In a practical sense, what does this mean?

In addition to consumer lawsuits for data breaches, a business may face actions from governmental agencies such as the FTC and state attorney generals copying the FTC and acting under state law deceptive and unfair trade practices law. 

Whether the FTC will actually prevail on the merits in Wyndham is yet to be determined.  However, the Wyndham caseshould be taken as a warning that businesses need state of the art cybersecurity measures.  While even the best systems can be breached, a business should be in the position of  defending breach related litigation with strong measures rather than being forced to explain why it had weak (or no) measures. 

A business should not get hacked multiple times via the same vulnerability.  After the first time (or according to the Third Circuit, certainly the second time), the business should be on notice.  Make every effort after a breach to discover the vulnerability and patch it.

When breaches occur, businesses need “firefighters.”  Make a plan for data breach as you would plan and prepare for any other disaster.

Businesses must deliver on their stated privacy and security promises.  If a business advertises that it has certain security measures and does not actually use those measures, this is an easy way to become a target because, at that point, the business is not merely negligent; there is also a colorable argument that it is deceptive.

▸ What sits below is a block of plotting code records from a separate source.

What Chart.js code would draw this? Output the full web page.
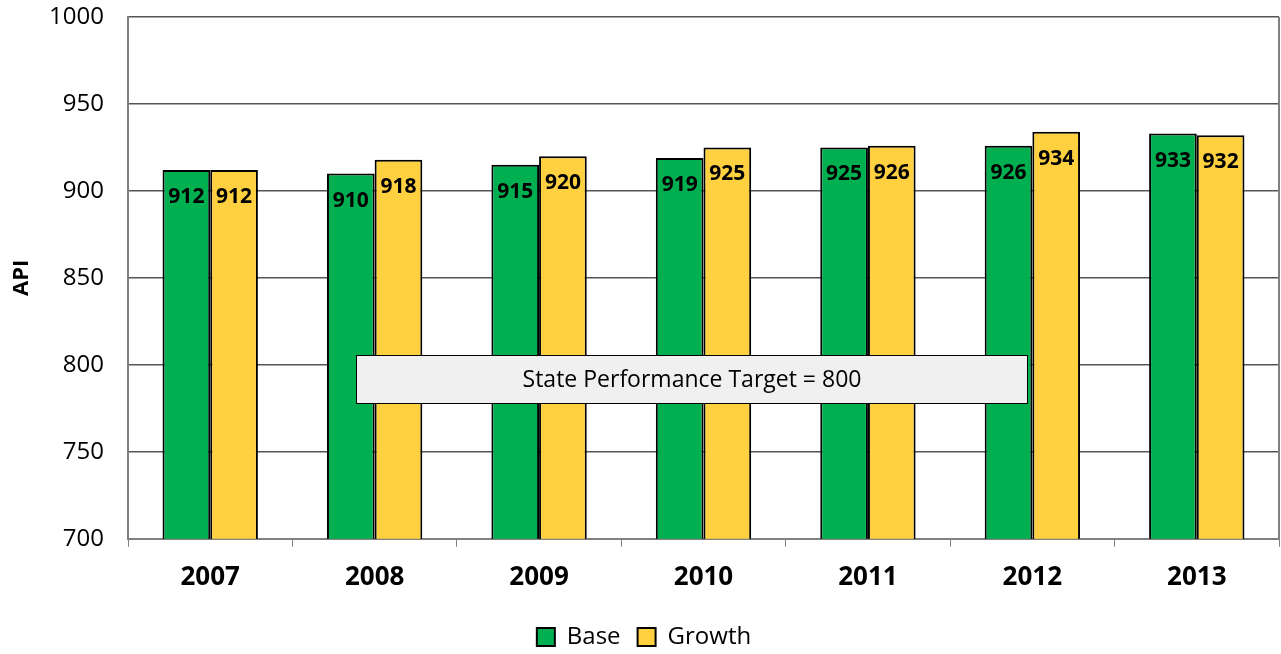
<!DOCTYPE html>
<html>
<head>
<meta charset="utf-8">
<script src="https://cdn.jsdelivr.net/npm/chart.js@4"></script>
<style>
  html, body { margin: 0; padding: 0; background: #fff; }
  #wrap { width: 1281px; height: 654px; }
</style>
</head>
<body>
<div id="wrap"><canvas id="c" width="1281" height="654"></canvas></div>
<script>
// data
const years = ['2007', '2008', '2009', '2010', '2011', '2012', '2013'];
const baseApi = [912, 910, 915, 919, 925, 926, 933];
const growthApi = [912, 918, 920, 925, 926, 934, 932];
const yTicks = [700, 750, 800, 850, 900, 950, 1000];
const targetText = 'State Performance Target = 800';

const FONT = '"Open Sans", "Noto Sans", sans-serif';

// value labels drawn inside the top of each bar
const barLabels = {
    id: 'barLabels',
    afterDatasetsDraw(chart) {
        const ctx = chart.ctx;
        ctx.save();
        ctx.font = 'bold 21px ' + FONT;
        ctx.fillStyle = '#000';
        ctx.textAlign = 'center';
        ctx.textBaseline = 'middle';
        chart.data.datasets.forEach((ds, i) => {
            chart.getDatasetMeta(i).data.forEach((bar, j) => {
                ctx.fillText(String(ds.data[j]), bar.x, bar.y + 27);
            });
        });
        ctx.restore();
    }
};

// plot frame on the right + target text box
const extras = {
    id: 'extras',
    afterDraw(chart) {
        const ctx = chart.ctx;
        const a = chart.chartArea;
        const y = chart.scales.y;
        ctx.save();
        ctx.strokeStyle = '#808080';
        ctx.lineWidth = 2;
        ctx.beginPath();
        ctx.moveTo(a.right, a.top);
        ctx.lineTo(a.right, a.bottom);
        ctx.stroke();

        const w = a.right - a.left;
        const x0 = Math.round(a.left + w * 0.198) + 0.5;
        const x1 = Math.round(a.left + w * 0.781) + 0.5;
        const y0 = Math.round(y.getPixelForValue(805.5)) + 0.5;
        const y1 = Math.round(y.getPixelForValue(778)) + 0.5;
        ctx.fillStyle = '#F0F0F0';
        ctx.fillRect(x0, y0, x1 - x0, y1 - y0);
        ctx.strokeStyle = '#000';
        ctx.lineWidth = 1;
        ctx.strokeRect(x0, y0, x1 - x0, y1 - y0);
        ctx.fillStyle = '#000';
        ctx.font = '23px ' + FONT;
        ctx.textAlign = 'center';
        ctx.textBaseline = 'middle';
        ctx.fillText(targetText, (x0 + x1) / 2, (y0 + y1) / 2 + 1);
        ctx.restore();
    }
};

new Chart(document.getElementById('c'), {
    type: 'bar',
    data: {
        labels: years,
        datasets: [{
            label: 'Base',
            data: baseApi,
            backgroundColor: '#00B050',
            borderColor: '#000',
            borderWidth: 2,
            borderSkipped: false,
            barPercentage: 1.0,
            categoryPercentage: 0.58
        }, {
            label: 'Growth',
            data: growthApi,
            backgroundColor: '#FFD03F',
            borderColor: '#000',
            borderWidth: 2,
            borderSkipped: false,
            barPercentage: 1.0,
            categoryPercentage: 0.58
        }]
    },
    options: {
        responsive: false,
        animation: false,
        layout: { padding: { top: 0, right: 2, left: 9, bottom: -5 } },
        plugins: {
            tooltip: { enabled: false },
            legend: {
                position: 'bottom',
                labels: {
                    font: { family: FONT, size: 24 },
                    color: '#000',
                    boxWidth: 18,
                    boxHeight: 18,
                    padding: 17,
                    generateLabels(chart) {
                        return chart.data.datasets.map((ds, i) => ({
                            text: ds.label,
                            fillStyle: ds.backgroundColor,
                            strokeStyle: '#000',
                            lineWidth: 2,
                            datasetIndex: i
                        }));
                    }
                }
            }
        },
        scales: {
            x: {
                grid: {
                    offset: true,
                    drawOnChartArea: false,
                    drawTicks: true,
                    tickLength: 8,
                    color: '#808080'
                },
                border: { color: '#808080', width: 2 },
                ticks: {
                    color: '#000',
                    font: { family: FONT, size: 26, weight: 'bold' },
                    padding: 15
                }
            },
            y: {
                min: 700,
                max: 1000,
                afterBuildTicks(scale) {
                    scale.ticks = yTicks.map(v => ({ value: v }));
                },
                afterFit(scale) {
                    scale.width = 119;
                    scale.paddingTop = 17;
                },
                grid: { color: '#555', lineWidth: 1.5, drawTicks: false },
                border: { color: '#808080', width: 2 },
                ticks: {
                    color: '#000',
                    font: { family: FONT, size: 24 },
                    padding: 24,
                    callback: v => String(v)
                },
                title: {
                    display: true,
                    text: 'API',
                    color: '#000',
                    font: { family: FONT, size: 22, weight: 'bold' },
                    padding: { top: 0, bottom: 10 }
                }
            }
        }
    },
    plugins: [barLabels, extras]
});
</script>
</body>
</html>
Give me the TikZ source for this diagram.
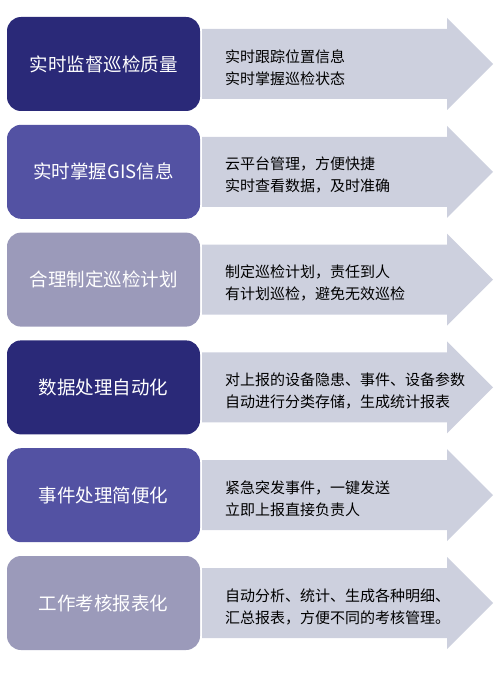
\documentclass[tikz,border=0pt]{standalone}
\usepackage{fontspec}
\usepackage{xcolor}
\usepackage{tikz}
\newfontfamily\cjk{Noto Sans CJK SC}
\definecolor{darkblu}{HTML}{2A2978}
\definecolor{midblu}{HTML}{5352A3}
\definecolor{lightblu}{HTML}{9B9ABA}
\definecolor{arrowgrey}{HTML}{CDD0DE}
\tikzset{
    title/.style={rounded corners=14pt, minimum width=193pt, minimum height=94pt, inner sep=0pt,
        text=white, font=\cjk\fontsize{18.5}{22}\selectfont},
    band/.style={fill=arrowgrey},
    desc/.style={anchor=west, align=left, inner sep=0pt, text=black,
        font=\cjk\fontsize{15}{22}\selectfont}
}
% grey arrow centred at height #1
\newcommand{\bandarrow}[1]{%
  \fill[band] (202,#1-35) -- (447,#1-35) -- (447,#1-46) -- (493,#1)
    -- (447,#1+46) -- (447,#1+35) -- (202,#1+35) -- cycle;}

\begin{document}
\begin{tikzpicture}[x=1pt, y=-1pt]
        \useasboundingbox (0,0) rectangle (500,698);
        \bandarrow{64}
        \bandarrow{171.8}
        \bandarrow{279.6}
        \bandarrow{387.4}
        \bandarrow{495.2}
        \bandarrow{603}
        \node[title, fill=darkblu] (b1) at (103.5,64) {实时监督巡检质量};
        \node[title, fill=midblu] (b2) at (103.5,171.8) {实时掌握GIS信息};
        \node[title, fill=lightblu] (b3) at (103.5,279.6) {合理制定巡检计划};
        \node[title, fill=darkblu] (b4) at (103.5,387.4) {数据处理自动化};
        \node[title, fill=midblu] (b5) at (103.5,495.2) {事件处理简便化};
        \node[title, fill=lightblu] (b6) at (103.5,603) {工作考核报表化};
        \node[desc] (t1) at (225,67.5) {实时跟踪位置信息\\实时掌握巡检状态};
        \node[desc] (t2) at (225,175.3) {云平台管理，方便快捷\\实时查看数据，及时准确};
        \node[desc] (t3) at (225,283.1) {制定巡检计划，责任到人\\有计划巡检，避免无效巡检};
        \node[desc] (t4) at (225,390.9) {对上报的设备隐患、事件、设备参数\\自动进行分类存储，生成统计报表};
        \node[desc] (t5) at (225,498.7) {紧急突发事件，一键发送\\立即上报直接负责人};
        \node[desc] (t6) at (225,606.5) {自动分析、统计、生成各种明细、\\汇总报表，方便不同的考核管理。};
    \end{tikzpicture}
\end{document}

Finally, because almost all businesses handle electronic data, all businesses, and their officers and directors, should be properly insured against both cyber-risk and government investigations.  Not doing so would be as imprudent as not having insurance against fire.


[1] Talking Heads. Burning Down the House. 1983.

[2] Although not an issue on appeal, the government also accused Wyndham of overstating its cybersecurity measures in a published privacy notice.  Id. at 2.

[3]The court also noted that the FTC issued a guidebook in 2007 with a checklist of data security practices.